If the cache size is the same as the number of page frames in main memory, a cache miss signals a page fault, and the software can be put in charge of replacing the cache entry as it replaces the page in the page frame. This approach results in the simplest possible cache hardware, since the hardware need not manage cache misses and replacement.
The Software Hardware Interface
The page fault trap service routine gains control when the MMU detects access to a page that is not in main memory.
A trap is very similar to an interrupt. The traditional distinction is that interrupts are caused by asynchronous events, while traps are caused by the actions of the CPU. Other traps include such things as arithmetic exception traps (caused by the values of operands to arithmetic instructions), and bus-fault traps (caused by attempts to access physical addresses to which no physical memory is attached).

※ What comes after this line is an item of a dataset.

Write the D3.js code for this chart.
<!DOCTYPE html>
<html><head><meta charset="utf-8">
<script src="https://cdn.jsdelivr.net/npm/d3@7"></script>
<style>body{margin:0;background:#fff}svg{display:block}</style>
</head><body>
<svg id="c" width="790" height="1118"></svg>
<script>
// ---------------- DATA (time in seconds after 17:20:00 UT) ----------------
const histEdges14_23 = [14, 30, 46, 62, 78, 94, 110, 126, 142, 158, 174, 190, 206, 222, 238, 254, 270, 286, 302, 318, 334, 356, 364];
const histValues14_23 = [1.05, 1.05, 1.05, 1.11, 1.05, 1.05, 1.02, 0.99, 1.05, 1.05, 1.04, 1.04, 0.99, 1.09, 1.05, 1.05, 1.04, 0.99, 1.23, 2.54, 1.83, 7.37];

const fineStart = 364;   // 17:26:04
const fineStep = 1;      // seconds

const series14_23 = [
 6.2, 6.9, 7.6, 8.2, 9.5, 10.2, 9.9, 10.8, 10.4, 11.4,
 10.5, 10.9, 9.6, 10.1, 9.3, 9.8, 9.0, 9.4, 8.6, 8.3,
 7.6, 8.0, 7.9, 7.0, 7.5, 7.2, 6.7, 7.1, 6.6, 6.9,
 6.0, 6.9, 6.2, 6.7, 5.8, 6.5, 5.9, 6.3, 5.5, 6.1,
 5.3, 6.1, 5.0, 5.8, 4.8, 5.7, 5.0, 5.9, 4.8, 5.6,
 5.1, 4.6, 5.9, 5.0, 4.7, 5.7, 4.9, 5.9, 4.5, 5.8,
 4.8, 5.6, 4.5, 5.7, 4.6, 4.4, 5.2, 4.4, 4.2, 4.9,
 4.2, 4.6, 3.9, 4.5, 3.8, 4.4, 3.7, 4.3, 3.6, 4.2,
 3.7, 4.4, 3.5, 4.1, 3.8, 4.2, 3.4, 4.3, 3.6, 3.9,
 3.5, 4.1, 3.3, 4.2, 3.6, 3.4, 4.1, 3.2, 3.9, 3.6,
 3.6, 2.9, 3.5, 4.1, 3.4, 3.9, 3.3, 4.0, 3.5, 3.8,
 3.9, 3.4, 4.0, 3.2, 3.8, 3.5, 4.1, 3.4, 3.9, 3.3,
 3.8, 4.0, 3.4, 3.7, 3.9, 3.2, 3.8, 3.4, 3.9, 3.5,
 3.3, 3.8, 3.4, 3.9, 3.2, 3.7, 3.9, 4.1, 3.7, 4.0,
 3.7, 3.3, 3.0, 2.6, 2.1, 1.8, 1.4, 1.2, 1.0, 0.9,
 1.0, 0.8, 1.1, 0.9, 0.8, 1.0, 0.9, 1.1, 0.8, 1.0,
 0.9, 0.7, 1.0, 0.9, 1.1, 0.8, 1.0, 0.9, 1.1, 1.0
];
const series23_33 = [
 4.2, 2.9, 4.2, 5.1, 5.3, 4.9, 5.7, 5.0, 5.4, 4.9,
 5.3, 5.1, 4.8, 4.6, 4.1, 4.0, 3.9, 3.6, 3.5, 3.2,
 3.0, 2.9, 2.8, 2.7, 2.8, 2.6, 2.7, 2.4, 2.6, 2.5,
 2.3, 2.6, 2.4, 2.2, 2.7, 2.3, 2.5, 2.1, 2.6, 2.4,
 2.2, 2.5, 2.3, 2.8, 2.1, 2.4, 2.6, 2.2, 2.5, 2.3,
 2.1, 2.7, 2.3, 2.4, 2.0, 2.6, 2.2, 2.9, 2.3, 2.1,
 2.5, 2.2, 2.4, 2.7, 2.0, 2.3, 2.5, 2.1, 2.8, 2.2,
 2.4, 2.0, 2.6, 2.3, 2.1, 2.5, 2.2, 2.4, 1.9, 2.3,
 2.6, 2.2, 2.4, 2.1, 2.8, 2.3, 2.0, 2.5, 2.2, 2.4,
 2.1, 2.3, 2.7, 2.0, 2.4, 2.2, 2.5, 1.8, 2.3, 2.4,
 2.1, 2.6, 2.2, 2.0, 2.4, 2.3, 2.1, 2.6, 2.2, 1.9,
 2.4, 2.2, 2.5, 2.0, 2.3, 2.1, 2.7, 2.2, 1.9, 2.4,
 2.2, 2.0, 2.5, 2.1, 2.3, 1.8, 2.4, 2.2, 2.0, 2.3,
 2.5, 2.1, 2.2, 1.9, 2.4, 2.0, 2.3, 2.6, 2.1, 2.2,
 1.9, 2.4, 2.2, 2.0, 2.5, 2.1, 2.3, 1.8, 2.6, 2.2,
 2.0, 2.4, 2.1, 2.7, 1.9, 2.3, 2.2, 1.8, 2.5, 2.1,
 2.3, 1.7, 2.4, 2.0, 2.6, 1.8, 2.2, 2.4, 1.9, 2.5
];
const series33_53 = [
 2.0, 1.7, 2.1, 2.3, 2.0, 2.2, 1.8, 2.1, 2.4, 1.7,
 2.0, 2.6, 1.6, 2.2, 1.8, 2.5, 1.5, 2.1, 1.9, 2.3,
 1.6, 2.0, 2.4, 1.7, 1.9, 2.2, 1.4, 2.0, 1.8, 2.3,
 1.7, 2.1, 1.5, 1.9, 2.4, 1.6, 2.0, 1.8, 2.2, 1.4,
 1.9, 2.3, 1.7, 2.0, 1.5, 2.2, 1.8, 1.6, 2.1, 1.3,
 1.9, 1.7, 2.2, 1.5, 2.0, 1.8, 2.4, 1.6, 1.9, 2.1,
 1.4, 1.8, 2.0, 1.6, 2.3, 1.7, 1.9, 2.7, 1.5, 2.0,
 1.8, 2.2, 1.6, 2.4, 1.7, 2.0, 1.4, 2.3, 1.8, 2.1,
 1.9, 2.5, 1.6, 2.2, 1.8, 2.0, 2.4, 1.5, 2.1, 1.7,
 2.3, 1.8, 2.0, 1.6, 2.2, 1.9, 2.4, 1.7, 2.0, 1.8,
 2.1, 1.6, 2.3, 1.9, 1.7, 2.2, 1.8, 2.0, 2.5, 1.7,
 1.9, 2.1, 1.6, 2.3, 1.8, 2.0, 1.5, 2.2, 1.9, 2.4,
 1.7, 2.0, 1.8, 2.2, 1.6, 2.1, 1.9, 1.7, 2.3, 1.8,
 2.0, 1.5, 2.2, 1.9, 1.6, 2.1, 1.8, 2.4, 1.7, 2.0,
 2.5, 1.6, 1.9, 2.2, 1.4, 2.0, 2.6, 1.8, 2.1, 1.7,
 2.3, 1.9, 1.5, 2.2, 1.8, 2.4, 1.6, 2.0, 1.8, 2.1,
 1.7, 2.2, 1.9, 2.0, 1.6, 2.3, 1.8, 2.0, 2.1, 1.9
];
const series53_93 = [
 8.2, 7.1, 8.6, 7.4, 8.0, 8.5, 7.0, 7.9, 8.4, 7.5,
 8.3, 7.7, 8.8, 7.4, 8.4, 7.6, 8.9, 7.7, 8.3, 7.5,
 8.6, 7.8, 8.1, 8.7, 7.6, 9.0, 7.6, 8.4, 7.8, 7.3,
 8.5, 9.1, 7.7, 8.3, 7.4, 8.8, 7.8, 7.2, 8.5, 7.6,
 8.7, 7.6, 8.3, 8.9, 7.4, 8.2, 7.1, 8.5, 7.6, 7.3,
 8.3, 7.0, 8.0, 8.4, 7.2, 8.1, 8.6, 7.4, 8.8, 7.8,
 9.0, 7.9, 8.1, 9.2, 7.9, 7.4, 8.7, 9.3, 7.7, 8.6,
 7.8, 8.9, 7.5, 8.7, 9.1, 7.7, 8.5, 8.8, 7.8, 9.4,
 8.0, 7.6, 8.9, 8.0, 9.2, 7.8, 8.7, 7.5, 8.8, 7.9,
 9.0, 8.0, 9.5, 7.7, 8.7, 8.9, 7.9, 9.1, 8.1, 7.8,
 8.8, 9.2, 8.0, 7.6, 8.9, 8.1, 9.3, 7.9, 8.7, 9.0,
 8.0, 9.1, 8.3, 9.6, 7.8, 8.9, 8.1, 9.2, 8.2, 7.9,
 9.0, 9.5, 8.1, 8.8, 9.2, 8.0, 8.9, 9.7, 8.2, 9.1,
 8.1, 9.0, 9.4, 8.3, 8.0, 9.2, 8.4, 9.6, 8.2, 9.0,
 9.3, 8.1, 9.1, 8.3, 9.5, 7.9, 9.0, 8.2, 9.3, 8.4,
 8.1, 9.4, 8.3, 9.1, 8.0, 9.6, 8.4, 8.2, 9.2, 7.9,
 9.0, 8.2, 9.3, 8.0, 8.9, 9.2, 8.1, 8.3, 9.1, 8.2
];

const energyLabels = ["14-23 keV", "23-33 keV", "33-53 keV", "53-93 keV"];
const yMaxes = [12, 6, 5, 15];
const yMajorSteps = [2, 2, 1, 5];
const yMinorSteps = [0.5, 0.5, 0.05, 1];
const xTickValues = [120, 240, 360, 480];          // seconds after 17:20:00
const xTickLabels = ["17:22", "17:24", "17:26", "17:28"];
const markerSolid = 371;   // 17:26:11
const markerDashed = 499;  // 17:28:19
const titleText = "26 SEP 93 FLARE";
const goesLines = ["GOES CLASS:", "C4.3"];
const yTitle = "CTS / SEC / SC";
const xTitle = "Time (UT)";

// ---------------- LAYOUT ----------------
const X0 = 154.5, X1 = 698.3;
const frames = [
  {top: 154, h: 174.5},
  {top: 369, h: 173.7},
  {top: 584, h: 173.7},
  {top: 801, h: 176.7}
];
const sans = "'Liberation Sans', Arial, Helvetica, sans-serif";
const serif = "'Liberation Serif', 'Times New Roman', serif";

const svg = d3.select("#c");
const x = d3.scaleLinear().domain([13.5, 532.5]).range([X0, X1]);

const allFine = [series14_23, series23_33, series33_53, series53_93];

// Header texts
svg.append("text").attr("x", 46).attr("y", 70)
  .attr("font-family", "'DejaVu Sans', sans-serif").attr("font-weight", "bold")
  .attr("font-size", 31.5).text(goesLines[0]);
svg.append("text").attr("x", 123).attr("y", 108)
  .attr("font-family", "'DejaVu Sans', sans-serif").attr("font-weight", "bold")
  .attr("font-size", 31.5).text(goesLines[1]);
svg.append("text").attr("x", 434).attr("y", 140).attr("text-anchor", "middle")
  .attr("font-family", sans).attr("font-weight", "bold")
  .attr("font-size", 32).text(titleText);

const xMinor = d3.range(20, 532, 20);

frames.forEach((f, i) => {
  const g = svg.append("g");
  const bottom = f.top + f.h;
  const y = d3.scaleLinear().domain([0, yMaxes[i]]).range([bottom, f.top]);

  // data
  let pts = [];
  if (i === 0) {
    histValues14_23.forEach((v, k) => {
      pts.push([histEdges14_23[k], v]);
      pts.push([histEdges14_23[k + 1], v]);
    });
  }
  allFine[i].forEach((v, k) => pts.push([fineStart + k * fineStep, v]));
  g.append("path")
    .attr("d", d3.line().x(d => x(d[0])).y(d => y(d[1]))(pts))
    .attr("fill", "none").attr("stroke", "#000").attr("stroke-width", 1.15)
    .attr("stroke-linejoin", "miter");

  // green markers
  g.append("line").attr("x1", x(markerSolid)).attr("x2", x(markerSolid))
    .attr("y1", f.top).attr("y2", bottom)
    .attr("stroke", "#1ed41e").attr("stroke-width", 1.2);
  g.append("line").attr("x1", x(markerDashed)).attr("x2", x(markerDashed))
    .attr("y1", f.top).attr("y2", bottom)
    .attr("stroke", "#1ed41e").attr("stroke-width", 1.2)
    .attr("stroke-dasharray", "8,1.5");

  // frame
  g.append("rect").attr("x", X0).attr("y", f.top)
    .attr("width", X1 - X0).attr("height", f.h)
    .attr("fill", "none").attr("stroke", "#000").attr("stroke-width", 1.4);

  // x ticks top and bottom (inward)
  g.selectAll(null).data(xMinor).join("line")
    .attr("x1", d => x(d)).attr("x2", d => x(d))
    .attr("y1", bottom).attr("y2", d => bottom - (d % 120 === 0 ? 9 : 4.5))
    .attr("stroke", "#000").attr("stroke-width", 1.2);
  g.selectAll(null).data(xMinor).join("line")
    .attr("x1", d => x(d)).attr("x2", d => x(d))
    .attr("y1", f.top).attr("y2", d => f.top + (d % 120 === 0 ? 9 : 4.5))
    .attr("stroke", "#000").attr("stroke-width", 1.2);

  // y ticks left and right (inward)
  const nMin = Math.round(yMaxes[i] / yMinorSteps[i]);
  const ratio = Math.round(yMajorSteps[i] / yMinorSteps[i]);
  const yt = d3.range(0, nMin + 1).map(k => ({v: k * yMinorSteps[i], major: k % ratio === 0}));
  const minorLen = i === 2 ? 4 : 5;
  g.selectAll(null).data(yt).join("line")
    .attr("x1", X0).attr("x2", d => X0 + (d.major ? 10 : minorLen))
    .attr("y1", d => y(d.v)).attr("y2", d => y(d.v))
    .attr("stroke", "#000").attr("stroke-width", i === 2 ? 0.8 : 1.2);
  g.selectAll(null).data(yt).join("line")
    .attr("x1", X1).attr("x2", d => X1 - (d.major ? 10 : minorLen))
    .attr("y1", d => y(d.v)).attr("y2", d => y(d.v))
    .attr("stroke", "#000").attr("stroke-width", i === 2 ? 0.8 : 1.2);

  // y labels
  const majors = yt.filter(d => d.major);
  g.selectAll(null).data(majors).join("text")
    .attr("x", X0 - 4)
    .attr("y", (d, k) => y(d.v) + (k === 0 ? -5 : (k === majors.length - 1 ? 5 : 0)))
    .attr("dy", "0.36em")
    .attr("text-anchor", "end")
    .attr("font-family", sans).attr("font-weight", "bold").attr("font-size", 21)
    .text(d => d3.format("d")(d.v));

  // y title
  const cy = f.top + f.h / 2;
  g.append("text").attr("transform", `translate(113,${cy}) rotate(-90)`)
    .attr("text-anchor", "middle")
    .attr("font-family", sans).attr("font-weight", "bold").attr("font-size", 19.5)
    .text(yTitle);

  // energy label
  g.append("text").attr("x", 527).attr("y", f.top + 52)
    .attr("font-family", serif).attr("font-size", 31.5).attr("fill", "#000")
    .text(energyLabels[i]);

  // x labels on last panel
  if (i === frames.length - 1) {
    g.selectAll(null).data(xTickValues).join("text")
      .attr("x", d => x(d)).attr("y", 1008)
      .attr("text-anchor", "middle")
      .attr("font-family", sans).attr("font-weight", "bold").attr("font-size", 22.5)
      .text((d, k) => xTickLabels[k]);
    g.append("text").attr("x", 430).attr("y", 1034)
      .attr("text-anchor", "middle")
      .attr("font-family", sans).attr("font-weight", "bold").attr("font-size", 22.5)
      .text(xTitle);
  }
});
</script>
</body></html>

On some machines, there is an additional convention -- When an interrupt is requested, the current instruction is allowed to complete before the PC is saved and the interrupt service routine is entered. When a trap occurs, the current instruction is aborted and the trap service routine is entered directly.
For it to be possible to serve a page fault, the instruction must be aborted before it has any side effects, or (as on the PDP-11) all side effects must be recorded so that they can be undone by the trap service routine prior to any attempt to restart the instruction.
The exception to the above rule is on machines such as the Intel 8086 family, where some instructions are designed to be interruptable -- typically, this applies to block copy instructions. These instructions, if interrupted, save their state in CPU registers in such a way that they can be restarted from the point of interruption instead of restarting from the beginning.
Page Fault Traps
On entry to the trap service routine, the saved PC is the address of the instruction that caused the trap
Before return, the trap service routine must adjust the page table so that re-executing the instruction that caused the trap will not cause the same page fault.
On the PDP-11, the saved PC was not the correct one, but sufficient information was saved about the partial exectuion of the instruction the the correct PC could be reconstructed by the trap service routine.
A single instruction can cause many page faults. Consider a memory to memory move double word instruction. The instruction itself will typically be more than one word long, and it may span a page boundary. Both the source and destination addresses may span page boundaries. Thus, an attempt to execute this single instruction might cause as many as 6 page faults.
Clearly, if there are fewer than 6 page frames on the machine, this instruction cannot be executed. In general, the instruction set of a virtual machine must be examined to determine the maximum number of pages a single instruction can execute, and then that number of page frames must be guaranteed.
Each entry to the page fault trap service routine must bring in one of the pages needed to complete an instruction. It need not bring in all of the required pages, since it is frequently faster to simply retry the instruction to cause the next fault than it is to use software to try to determine what other pages the instruction might need.